Friday, March 23, 2018

GROWTH, TUMULT AND CHIEFTAINCIES


THE NUMBER OF TRADERS INCREASES.
CHIEFTAINCIES SUCCEED EACH OTHER ON THE TRADE ROUTE

At Kondodugu, a chief replaces the elders:
His wives grow provisions for the traders
and his sons fetch the kola
(toward 1750)

The villages in the story are all on a trade route.

• Two kinds of traders  

° The first are petty traders (Dyula)
 from nearby Kong 

They trade over short distances with little capital or organization, and their gains are correspondingly slight.  


° Then come long-distance traders,
from the Niger (Soninke) and Northern Nigeria (Hausa),
whose networks, capital, profits are much greater --
their ambitions will be too. 

Hausa dignitaries in 1902 / Internet
The Hausa come from farther away and are particularly dynamic. Their village of Marabadiassa ("Maraba," or "people of the east," that is, Hausa) brings weaving to the region. 

Textiles are easy to produce and transport, and the market for them is inexhaustible. They lead to seeking dyes and stabilizers for dyes, beget new sources of capital and bring the emergence of weavers and dyers. 

The appearance of textiles means social transformation. 

 • A conflict leads to a more powerful chief  
Narrators' statements are in italics.

 ° Kondodugu's chief, Tofanga, is captured
but a warrior, Gnapon, rescues him

His opponents take him to their village. But he has a friend, the warrior Gnapon. Gnapon hides behind a tree and signals his presence by singing a pagan song. Tofanga sings back. 
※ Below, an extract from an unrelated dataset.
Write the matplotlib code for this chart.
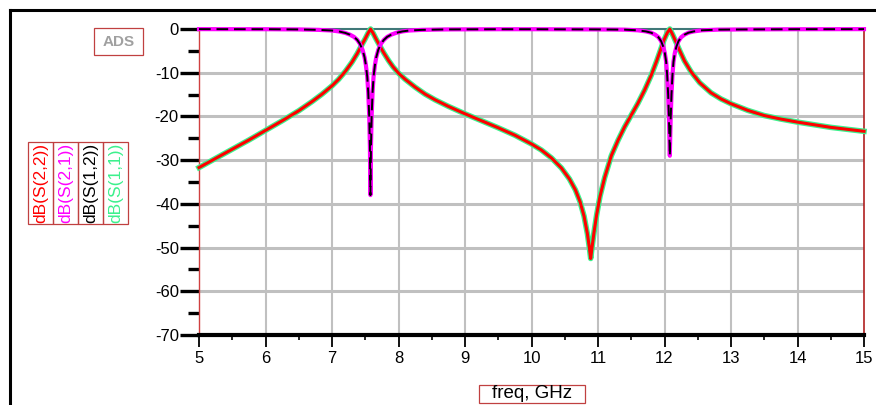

Interlocutors do not remember who the enemy was or what caused the conflict. But though the story's details change from village to village, all mention the "pagan" song. That makes sense only if the village is Muslim, which means merchant: so the fight is between traders and locals, and its cause must be economic. 

° Tofanga voluntarily cedes power to Gnapon,
who as a warrior imposes stronger power 

Gnapon hides behind a tree and howls. When residents of the enemy village leave to see what is happening, Tofanga escapes. He tells Gnapon that he could give him a wife (the traditional reward) but that "a woman might come between us." He chooses to cede power instead.

Here too the words are always the same: "a woman might come between us." The defeated Tofanga has no power to cede, but insisting on the voluntary transfer shows approval of stronger authority. 

° Gnapon's village, Bokhala, becomes a market,
which a marabout strengthens with his prayers

The marabout (an erudite Muslim, by definition a trader) sells beads and other articles of little value.  

So he is a Dyula, or petty local trader. The Soninke and Hausa have no importance yet.

 • The change takes place toward 1800

° That's a guess:
Peasant time is based on seasons

Narrators may say that an event happened at noteworthy time: after the traders came from Kong, before Samory appeared (please read on), or, as in this case, do not know.   

° A French document 
says Gnapon's son was killed in 1878, 
when he was "too old to fight." 
So it makes sense to place Bokhala's founding toward 1800...
  -- Death Gnapon's son, Dakar archives, 1878

when Gnapon would have been young and energetic. At least, it could not have been much before 1780 or later than 1820.

At about the same time,
Hausa traders are expelled from certain kingdoms
and millenarian movements begin:
The upheaval in Djimini is part of wider change.